Content Search is a search tool that can be used to return Documents matching specific text inside their contents. Content Search is also known as dtsearch.
This method of searching can be useful to find Documents that contain text not captured in the metadata, for increased flexibility. Content searching will be most effective when searching for rare words, as common words will potentially return many results.
It will return Documents that match the query but not highlight the section of a Document containing it, and the text needs to be selectable as text (not part of an image, for instance) in order to be included in the results.
Only Documents that have been indexed by Content Search will be returned, and to be indexed for Content Search, the Documents must be one of the indexable file types and meet file size limits. These are all outlined below.
File types that will be indexed:
- Microsoft office document types:
- Microsoft Word documents (including macro-enabled and template files)
- Microsoft Excel files (including macro-enabled and template files)
- Microsoft Powerpoint files (including macro-enabled and template files)

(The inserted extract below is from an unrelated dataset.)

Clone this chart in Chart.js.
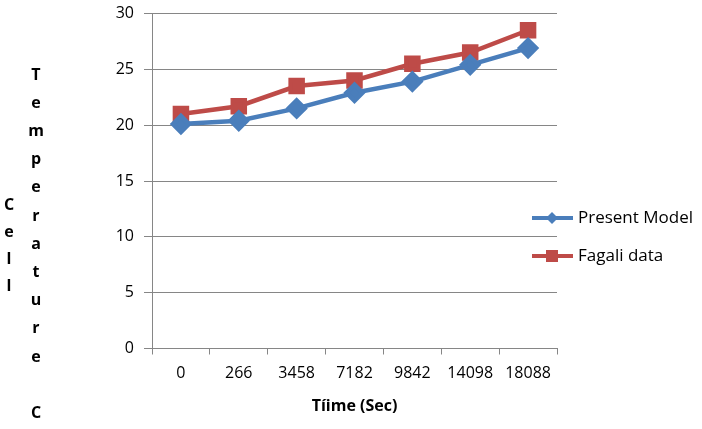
<!DOCTYPE html>
<html>
<head>
<meta charset="utf-8">
<script src="https://cdn.jsdelivr.net/npm/chart.js@4.4.0/dist/chart.umd.min.js"></script>
<style>
  html, body { margin: 0; padding: 0; background: #fff; }
  #wrap { width: 702px; height: 429px; }
</style>
</head>
<body>
<div id="wrap"><canvas id="chart" width="702" height="429"></canvas></div>
<script>
const timeLabels = ['0', '266', '3458', '7182', '9842', '14098', '18088'];
const presentModel = [20.1, 20.4, 21.5, 22.9, 23.9, 25.4, 26.9];
const fagaliData = [21.0, 21.7, 23.5, 24.0, 25.5, 26.5, 28.5];
const yTicks = [0, 5, 10, 15, 20, 25, 30];

const FONT = "'Open Sans', 'Noto Sans', sans-serif";
const BLUE = '#4A7EBB';
const RED = '#BE4B48';

// draws the odd wrapped axis titles and the legend on the right
const decorations = {
  id: 'decorations',
  afterDraw(chart) {
    const ctx = chart.ctx;
    ctx.save();
    ctx.fillStyle = '#000';
    ctx.textAlign = 'center';
    ctx.textBaseline = 'middle';
    ctx.font = 'bold 16px ' + FONT;

    // x title
    const xs = chart.scales.x;
    ctx.fillText('Tíime (Sec)', (xs.left + xs.right) / 2, 406);

    // y title, one letter per line
    'Cell'.split('').forEach((ch, i) => ctx.fillText(ch, 9, 205 + i * 27));
    const col2 = 'Temperature C'.split('');
    col2.forEach((ch, i) => { if (ch !== ' ') ctx.fillText(ch, 36, 75 + i * 28.2); });

    // legend
    const items = chart.data.datasets;
    items.forEach((ds, i) => {
      const y = 218 + i * 38;
      ctx.strokeStyle = ds.borderColor;
      ctx.lineWidth = 4;
      ctx.beginPath();
      ctx.moveTo(532, y);
      ctx.lineTo(573, y);
      ctx.stroke();
      ctx.fillStyle = ds.backgroundColor;
      if (ds.pointStyle === 'rectRot') {
        ctx.beginPath();
        ctx.moveTo(552, y - 6); ctx.lineTo(558, y); ctx.lineTo(552, y + 6); ctx.lineTo(546, y);
        ctx.closePath(); ctx.fill();
      } else {
        ctx.fillRect(546, y - 6, 12, 12);
      }
      ctx.fillStyle = '#000';
      ctx.textAlign = 'left';
      ctx.font = '17px ' + FONT;
      ctx.fillText(ds.label, 578, y);
    });
    ctx.restore();
  }
};

new Chart(document.getElementById('chart'), {
  type: 'line',
  data: {
    labels: timeLabels,
    datasets: [
      {
        label: 'Present Model',
        data: presentModel,
        borderColor: BLUE,
        backgroundColor: BLUE,
        borderWidth: 4.5,
        pointStyle: 'rectRot',
        pointRadius: 8,
        pointHoverRadius: 8,
        tension: 0
      },
      {
        label: 'Fagali data',
        data: fagaliData,
        borderColor: RED,
        backgroundColor: RED,
        borderWidth: 4.5,
        pointStyle: 'rect',
        pointRadius: 8.5,
        pointHoverRadius: 8.5,
        tension: 0
      }
    ]
  },
  options: {
    responsive: false,
    animation: false,
    layout: { padding: { left: 0, right: 145, top: 13.5, bottom: 0 } },
    plugins: {
      legend: { display: false },
      tooltip: { enabled: false }
    },
    scales: {
      x: {
        offset: true,
        grid: {
          drawOnChartArea: false,
          drawTicks: true,
          tickLength: 6,
          color: '#868686',
          offset: true
        },
        border: { color: '#868686', width: 1 },
        ticks: {
          color: '#000',
          font: { family: FONT, size: 16 },
          padding: 9,
          maxRotation: 0,
          autoSkip: false
        },
        afterFit(scale) { scale.height = 80.5; }
      },
      y: {
        min: 0,
        max: 30,
        afterBuildTicks(scale) { scale.ticks = yTicks.map(v => ({ value: v })); },
        grid: { color: '#868686', tickLength: 8, lineWidth: 1 },
        border: { color: '#868686', width: 1 },
        ticks: {
          color: '#000',
          font: { family: FONT, size: 16 },
          padding: 10
        },
        afterFit(scale) {
          scale.width = 152;
          scale.paddingTop = 0;
          scale.paddingBottom = 0;
        }
      }
    }
  },
  plugins: [decorations]
});
</script>
</body>
</html>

- Open Office document files:
- Email files
- Text files (plain text and HTML)
There is also a file size limit:
- Spreadsheet files (MS Office and OpenOffice) cannot exceed 8MB
- Text files cannot exceed 2MB
- All other types cannot exceed 32MB
Files will not be indexed if:
- They are password protected
- They are corrupted
- They have restrictive access rights encoded within the file (e.g. some PDFs)
- They are a file type that is not supported by Content Search
- They contain features not supported by Content Search (in which case it may be only partially indexed), e.g. some kinds of embedded objects
- Some PDF files cannot be indexed (e.g. if the PDF is an "image" format, where the text is not selectable).